Stocks closed broadly lower Thursday after energy shares sank with the price of oil and some big technology and media names also tallied losses and more in Thursday’s Stock Market Update.
The price of oil fell 2.8% to $61.81. Marathon Oil dropped 6.1%; the company reported revenue that fell short of estimates. Among media companies, Fox Corp. and Discovery Inc. each fell more than 5%.
Fluor was the biggest loser in the S&P 500. The engineering and construction company plunged 24% after reporting a huge quarterly loss.
Technology and communications companies accounted for much of the sell-off. Energy stocks took the heaviest losses as the price of crude oil slumped. Financial, health care and real estate companies notched modest gains.
Investors were treated to a mostly mixed batch of corporate earnings reports. Engineering company Fluor plunged after reporting a huge loss, which weighed on the industrial sector. Online games maker Zynga surged after raising its revenue forecast for the year.
Several insurance companies rose after reporting solid quarterly results, including MetLife and Hartford Financial. Chipmaker Qualcomm rose after reporting good earnings results.
Earnings reporting season is more than a third of the way through and the results have been better than investors had expected. Analysts had been predicting a slump in profits and their worst fears have not materialized.
The broader market has been steadily rising this year. The S&P 500 index is up 16.3% for the year and notched three straight all-time highs before finishing lower Wednesday after remarks by the head of the Federal Reserve appeared to dim prospects for an interest rate cut by the central bank this year.
DAILY STOCK MARKET UPDATE
The S&P 500 fell 6 points, or 0.2%, to 2,917. The Dow Jones Industrial Average lost 122 points, or 0.5%, to 26,307. The Nasdaq fell 12 points, or 0.2%, to 8,036.
Bond prices fell. The yield on the 10 year Treasury rose to 2.55%.
ANALYST’S TAKE: Investors were still digesting comments on Wednesday from Federal Reserve Chair Jay Powell. He played down the possibility of an interest rate cut this year and restated the central bank’s message that there will likely be no rate hikes in 2019.

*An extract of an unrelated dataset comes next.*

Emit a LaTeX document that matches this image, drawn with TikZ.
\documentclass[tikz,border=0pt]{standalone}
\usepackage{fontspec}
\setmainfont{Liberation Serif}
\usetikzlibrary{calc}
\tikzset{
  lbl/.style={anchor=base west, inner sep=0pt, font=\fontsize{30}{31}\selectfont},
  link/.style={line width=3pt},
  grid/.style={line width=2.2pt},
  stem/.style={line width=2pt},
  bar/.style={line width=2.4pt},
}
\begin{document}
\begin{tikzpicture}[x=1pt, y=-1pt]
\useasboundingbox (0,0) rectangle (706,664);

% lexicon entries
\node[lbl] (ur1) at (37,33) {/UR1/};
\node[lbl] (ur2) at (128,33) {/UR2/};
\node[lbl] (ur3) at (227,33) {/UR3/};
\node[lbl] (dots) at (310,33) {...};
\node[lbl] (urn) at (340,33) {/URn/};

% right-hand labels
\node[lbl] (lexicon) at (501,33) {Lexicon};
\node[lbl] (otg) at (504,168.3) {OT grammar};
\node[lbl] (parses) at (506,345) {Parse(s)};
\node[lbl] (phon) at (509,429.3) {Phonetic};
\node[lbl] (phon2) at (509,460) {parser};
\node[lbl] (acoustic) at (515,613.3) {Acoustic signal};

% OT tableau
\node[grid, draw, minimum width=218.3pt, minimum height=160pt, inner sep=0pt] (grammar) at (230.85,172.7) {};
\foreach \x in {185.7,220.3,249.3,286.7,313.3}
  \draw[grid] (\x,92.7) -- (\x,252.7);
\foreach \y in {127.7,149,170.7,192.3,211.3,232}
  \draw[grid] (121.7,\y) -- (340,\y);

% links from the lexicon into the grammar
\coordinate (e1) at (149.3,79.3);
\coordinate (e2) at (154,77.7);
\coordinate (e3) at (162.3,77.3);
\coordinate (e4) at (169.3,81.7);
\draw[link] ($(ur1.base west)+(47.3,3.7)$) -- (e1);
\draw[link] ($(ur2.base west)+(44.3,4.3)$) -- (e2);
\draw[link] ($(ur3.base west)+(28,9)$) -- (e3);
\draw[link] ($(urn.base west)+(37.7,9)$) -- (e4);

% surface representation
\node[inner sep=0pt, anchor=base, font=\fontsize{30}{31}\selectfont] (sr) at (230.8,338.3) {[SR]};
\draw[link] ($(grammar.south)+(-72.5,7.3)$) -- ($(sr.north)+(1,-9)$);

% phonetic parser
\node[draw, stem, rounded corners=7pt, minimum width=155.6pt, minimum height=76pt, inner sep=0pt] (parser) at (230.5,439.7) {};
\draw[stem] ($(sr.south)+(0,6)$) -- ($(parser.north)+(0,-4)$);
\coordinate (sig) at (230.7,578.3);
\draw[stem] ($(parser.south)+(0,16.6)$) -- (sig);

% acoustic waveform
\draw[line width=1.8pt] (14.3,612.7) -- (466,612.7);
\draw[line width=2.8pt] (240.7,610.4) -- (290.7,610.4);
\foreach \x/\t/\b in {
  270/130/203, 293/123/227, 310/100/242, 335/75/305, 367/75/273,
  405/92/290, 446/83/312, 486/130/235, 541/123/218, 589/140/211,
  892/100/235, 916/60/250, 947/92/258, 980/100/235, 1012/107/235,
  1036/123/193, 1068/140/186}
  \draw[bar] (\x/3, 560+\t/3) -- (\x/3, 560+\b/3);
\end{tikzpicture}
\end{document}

Those comments made it seem like investors had a “less supportive Fed” than they anticipated, said Brad McMillan, chief investment officer for Commonwealth Financial Network.
McMillan noted that a pullback in stocks was likely because they have been gaining so much over the last few weeks.
“We ran up to new highs again and I think the markets are getting a little bit nervous about that,” he said.
FLUOR FLOORED: Engineering and construction company Fluor plunged 24% after it issued an earnings forecast that was far below what analysts were expecting. It also reported a huge loss for the quarter, while investors were expecting a profit. They also reported revenue that came in well below forecasts.
OIL SLUMP: Benchmark U.S. crude fell 2.8% to settle at $61.81 per barrel. Brent crude, the international standard, dropped 2% to close at $70.75. The slide weighed on energy stocks. The sector was the biggest decliner in the S&P 500, shedding 1.4%. Marathon Oil gave up 6.6% while Concho Resources dropped 3.9%.
RECHARGING THE BATTERY: Tesla is trying to raise some cash after taking a heavy loss in the first quarter, and investors seem to approve.
The stock rose 4.3% after the electric car maker said it would seek to raise more than $2 billion in a stock and debt offering. Tesla reported a shrinking balance sheet and falling sales during the first quarter and CEO Elon Musk had suggested it might need to raise more money.
NO SWEAT: Sports apparel company Under Armour gained 3.5% after it reported a first quarter earnings results that beat Wall Street forecasts. The company reported a solid revenue increase fueled by international sales that helped swing it to a profit. It raised its profit forecast for the year.
A BITE OF FAKE MEAT: Beyond Meat, maker of plant-based burgers and sausages, soared in its stock market debut, with shares zooming more than twofold above their opening price of $25 each.
The company is the latest in a string of high-profile IPOs this year, including Slack, Lyft and Zoom.